On Tuesday Social Justice Coalition (SJC) will be appearing before the Constitutional Court arguing for an amendment.
This follows a landmark Western Cape High Court ruling delivered by Judge Thandazwa Ndita early this year, where she overturned the conviction of 10 SJC members who were found guilty of convening an illegal protest at the Civic Centre back in 2013. At the time the group was calling for the mayor to fix sanitation in the Site C informal settlement and threatened they would not leave.
In her judgment Nditha said: “The criminalisation of a gathering of more than 15 people on the basis that no notice was given violates the constitution, as it deters people from exercising their fundamental constitutional right to assemble peacefully unarmed. In my judgment, the limitation is not reasonable and justifiable in an open democratic society, based on the values of freedom, dignity and equality.”
The minister of police has appealed against this judgment. A joint press briefing by SJC, Equal Education, Right2Know Campaign and Reclaim the City saw a re-enactment of the 2013 protest.

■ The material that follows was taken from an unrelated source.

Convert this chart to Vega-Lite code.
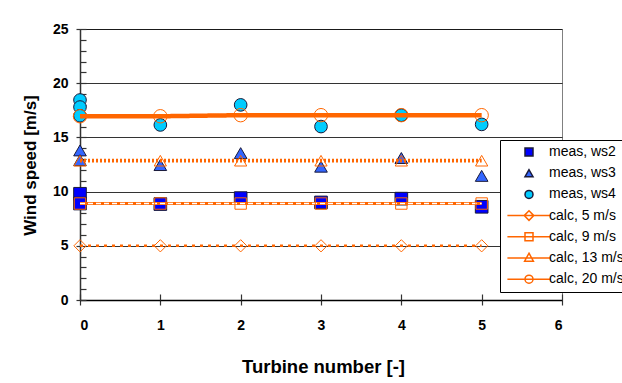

About 15 members stood in front of the steps with a chain holding them together.
They held placards, which said “I am not a criminal”, and sang Struggle songs.

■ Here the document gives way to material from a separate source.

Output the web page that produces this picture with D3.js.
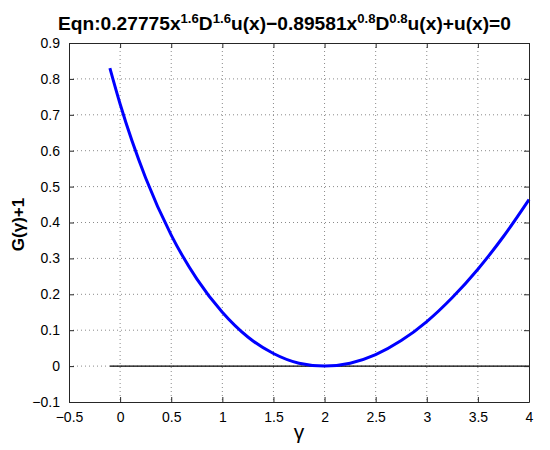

Xoliswa Mbadlisa, 52, one of the convicted protesters said, “I don’t have a criminal record because I stole something. I have this bad record because I was fighting for development in the BT informal settlement in Site C, Khayelitsha. “If we succeed this victory will not be for the SJC only, it will be for all South Africans.”
Zingisa Mrwebi, who was also convicted for the same crime, said: “People who have issues that they want the government to take up, will fear a criminal record.”
The SJC’s Axolile Notywala said: “Criminalisation is an extreme limit on our rights and should not be used to incentivise compliance with the RGA. We will continue to fight for our democratic rights, and hope the ConCourt will uphold the high court judgment.”